Tuesday, December 30, 2008

How Did This Happen and How Do I Make It Stop???

Yea, yea... I'm angsting again! So, sue me...

I look in the mirror (when I can't avoid it) and wonder who in the hell is that woman? I KNOW who I am in my head, but the reflection doesn't match. It's weird... and scary.

I want my long hair back! Waaaaaaaaa... Can't wear it long anymore. Something with this aging shit makes it break off. And, I've always had fine hair, but now it's thin as hell as well (hey, that rhymes!). Argh!!! So I keep it short and that isn't right. I'm a long-haired hippy chick.

I read articles that say women over 40 shouldn't wear this or that. Screw that attitude! I'm a beach girl and we're all about blue jeans and breezy shirts, shorts and flip flops. Wish I could get away with the whole "cut-offs and bikini top in the summer" thing these days, but I don't want to scare the local population. Yea, I've seen women do that who really shouldn't and I am SO not gonna join that crowd. Can we say "ewwwwwwwwwww"???

And, then there's this weight thing. I'm about 25 pounds overweight (it sure looks like a hell of a lot more than that to me) and it won't go away.

The hormones and chemicals in my body are doing the electric slide... I freeze, then I sweat. I get happy-go-lucky, then I rage or get down... I mean I like being unpredictable, but that's a bit ridiculous... Ya think? I know... there's HRT. Been there, done that, had enough.
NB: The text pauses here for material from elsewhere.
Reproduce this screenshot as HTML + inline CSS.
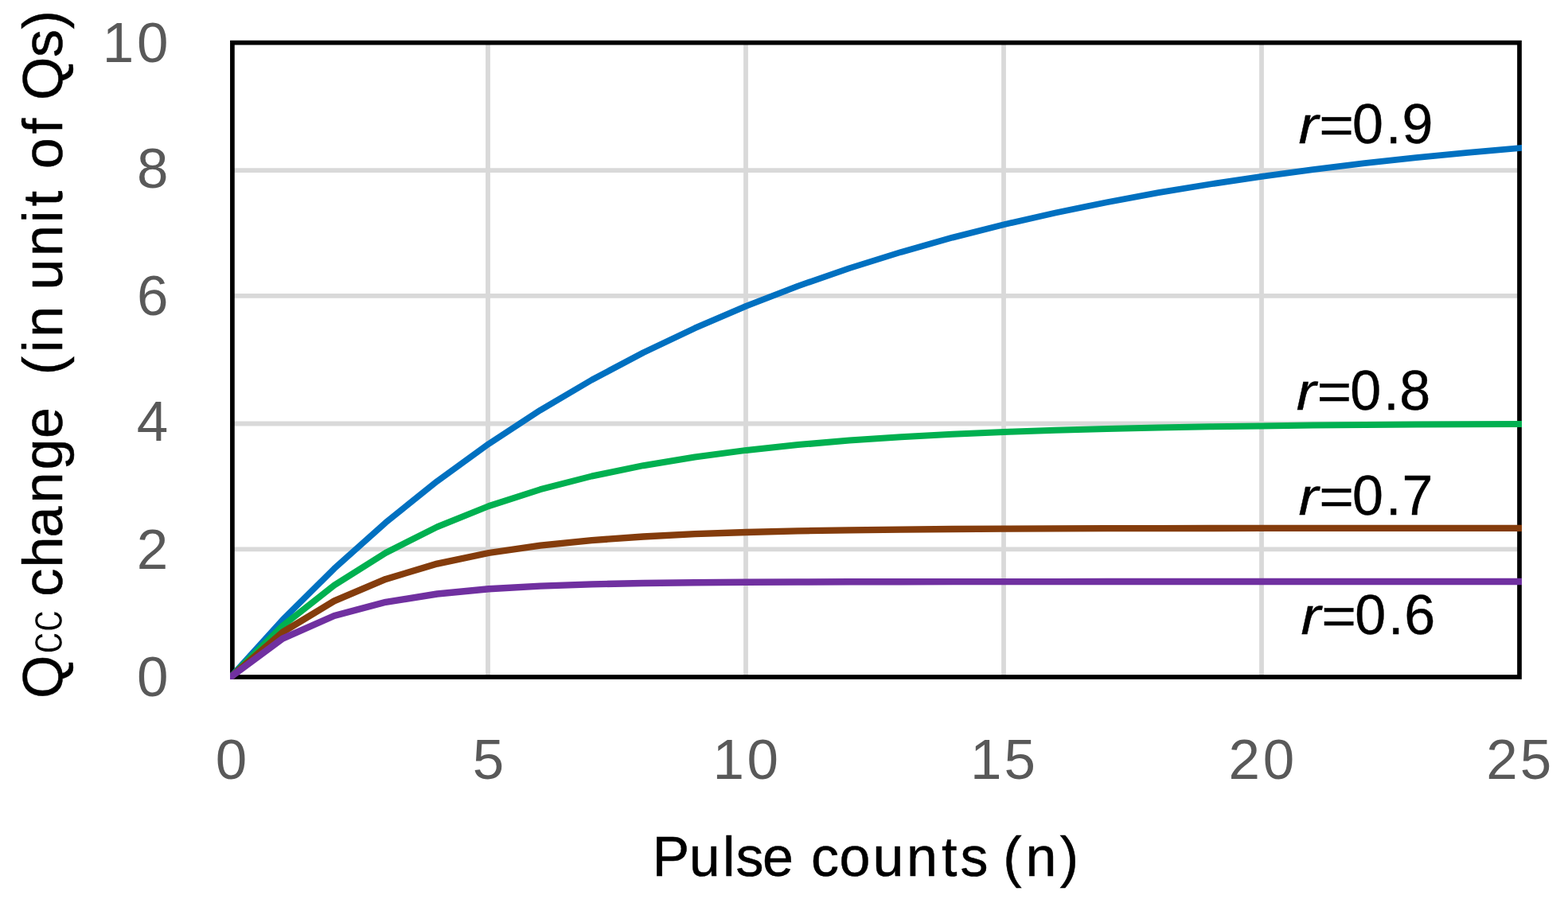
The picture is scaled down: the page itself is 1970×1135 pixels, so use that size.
<!DOCTYPE html>
<html lang="en"><head><meta charset="utf-8"><title>Qcc change vs pulse counts</title>
<style>
html,body{margin:0;padding:0;background:#fff;}
body{width:1970px;height:1135px;overflow:hidden;}
svg{display:block;filter:blur(0.6px);}
text{font-family:"Liberation Sans",sans-serif;white-space:pre;}
.tk{fill:#595959;font-size:71px;}
.lb{fill:#000;font-size:70px;stroke:#000;stroke-width:0.4px;}
.ax{fill:#000;font-size:70px;stroke:#000;stroke-width:0.5px;}
.it{font-style:italic;font-size:66px;}
.sub{font-size:64px;stroke:#fff;stroke-width:1.3px;}
</style></head><body>
<svg width="1970" height="1135" viewBox="0 0 1970 1135">
<rect x="0" y="0" width="1970" height="1135" fill="#ffffff"/>
<g stroke="#d9d9d9" stroke-width="5.8" fill="none">
<line x1="613" y1="54" x2="613" y2="851"/>
<line x1="937" y1="54" x2="937" y2="851"/>
<line x1="1261" y1="54" x2="1261" y2="851"/>
<line x1="1585" y1="54" x2="1585" y2="851"/>
<line x1="292" y1="214.2" x2="1909" y2="214.2"/>
<line x1="292" y1="371.9" x2="1909" y2="371.9"/>
<line x1="292" y1="532.5" x2="1909" y2="532.5"/>
<line x1="292" y1="690.3" x2="1909" y2="690.3"/>
</g>
<rect x="291.9" y="53.65" width="1617.1" height="797.3" fill="none" stroke="#000" stroke-width="5.7"/>
<clipPath id="cp"><rect x="289" y="40" width="1623" height="814"/></clipPath>
<g fill="none" stroke-width="8.4" stroke-linejoin="round" stroke-linecap="square" clip-path="url(#cp)">
<polyline stroke="#0070c0" stroke-width="7.8" points="290.4,850.5 355.1,779.0 419.9,714.7 484.6,656.8 549.3,604.8 614.0,557.9 678.8,515.6 743.5,477.5 808.2,443.2 873.0,412.4 937.7,384.6 1002.4,359.6 1067.2,337.1 1131.9,316.9 1196.6,298.6 1261.3,282.2 1326.1,267.5 1390.8,254.2 1455.5,242.2 1520.3,231.5 1585.0,221.8 1649.7,213.1 1714.5,205.2 1779.2,198.2 1843.9,191.8 1908.7,186.1"/>
<polyline stroke="#00b050" stroke-width="8.0" points="290.4,850.5 355.1,786.7 419.9,735.7 484.6,694.9 549.3,662.2 614.0,636.1 678.8,615.2 743.5,598.5 808.2,585.2 873.0,574.5 937.7,565.9 1002.4,559.1 1067.2,553.6 1131.9,549.2 1196.6,545.7 1261.3,542.9 1326.1,540.7 1390.8,538.9 1455.5,537.4 1520.3,536.3 1585.0,535.4 1649.7,534.6 1714.5,534.1 1779.2,533.6 1843.9,533.2 1908.7,532.9"/>
<polyline stroke="#843c0c" stroke-width="8.3" points="290.4,850.5 355.1,794.6 419.9,755.4 484.6,727.9 549.3,708.6 614.0,695.0 678.8,685.6 743.5,679.1 808.2,674.5 873.0,671.2 937.7,669.0 1002.4,667.4 1067.2,666.3 1131.9,665.6 1196.6,665.0 1261.3,664.6 1326.1,664.4 1390.8,664.2 1455.5,664.1 1520.3,664.0 1585.0,663.9 1649.7,663.9 1714.5,663.8 1779.2,663.8 1843.9,663.8 1908.7,663.8"/>
<polyline stroke="#7030a0" stroke-width="8.4" points="290.4,850.5 355.1,802.7 419.9,774.0 484.6,756.8 549.3,746.5 614.0,740.3 678.8,736.6 743.5,734.4 808.2,733.0 873.0,732.2 937.7,731.7 1002.4,731.5 1067.2,731.3 1131.9,731.2 1196.6,731.1 1261.3,731.1 1326.1,731.1 1390.8,731.0 1455.5,731.0 1520.3,731.0 1585.0,731.0 1649.7,731.0 1714.5,731.0 1779.2,731.0 1843.9,731.0 1908.7,731.0"/>
</g>
<text class="tk" y="78.0" x="128.8 172.0">10</text>
<text class="tk" y="235.7" x="172.1">8</text>
<text class="tk" y="396.0" x="171.9">6</text>
<text class="tk" y="554.1" x="171.7">4</text>
<text class="tk" y="715.0" x="171.7">2</text>
<text class="tk" y="874.9" x="172.1">0</text>
<text class="tk" y="979.3" x="270.7">0</text>
<text class="tk" y="979.3" x="593.7">5</text>
<text class="tk" y="979.3" x="895.4 938.5">10</text>
<text class="tk" y="979.3" x="1218.9 1261.6">15</text>
<text class="tk" y="979.3" x="1543.5 1586.8">20</text>
<text class="tk" y="979.3" x="1867.3 1909.8">25</text>
<text class="lb" y="180.2"><tspan class="it" x="1631.5" textLength="68.4" lengthAdjust="spacingAndGlyphs">r=</tspan><tspan x="1699.1 1741.0 1761.4">0.9</tspan></text>
<text class="lb" y="515.2"><tspan class="it" x="1628.7" textLength="68.4" lengthAdjust="spacingAndGlyphs">r=</tspan><tspan x="1696.3 1738.2 1758.3">0.8</tspan></text>
<text class="lb" y="647.4"><tspan class="it" x="1631.5" textLength="68.4" lengthAdjust="spacingAndGlyphs">r=</tspan><tspan x="1699.1 1741.0 1761.4">0.7</tspan></text>
<text class="lb" y="796.8"><tspan class="it" x="1634.5" textLength="68.4" lengthAdjust="spacingAndGlyphs">r=</tspan><tspan x="1702.2 1744.1 1764.2">0.6</tspan></text>
<text class="ax" y="1100.9" x="819.5 865.7 908.1 924.4 958.0 993.0 1019.1 1054.5 1096.6 1139.0 1183.0 1206.5 1241.5 1260.2 1288.4 1331.7">Pulse counts (n)</text>
<text class="ax" transform="translate(77.5,900.0) rotate(-90)" y="0"><tspan x="21.9">Q</tspan><tspan class="sub" x="78.0" textLength="55.0" lengthAdjust="spacingAndGlyphs">cc</tspan><tspan x="133.1 150.3 186.6 224.5 267.4 309.4 348.9 383.9 383.9 428.7 456.9 476.3 511.3 535.4 578.1 619.9 640.7 675.7 687.7 731.8 766.8 774.0 827.9 863.4"> change  (in unit of Qs)</tspan></text>
</svg></body></html>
Another thing is that most people my age (the ones that I SHOULD adopt as my friends), well frankly, most of them are boring as hell. They all have these safe little niches from which they never venture. The few my age that ARE my friends are the ones that refuse to live their lives in a predetermined box. The rest of my friends... OMG Since they're so young, they must think I'm ancient and just plain weird... What a minute! I AM among the strange and unusual.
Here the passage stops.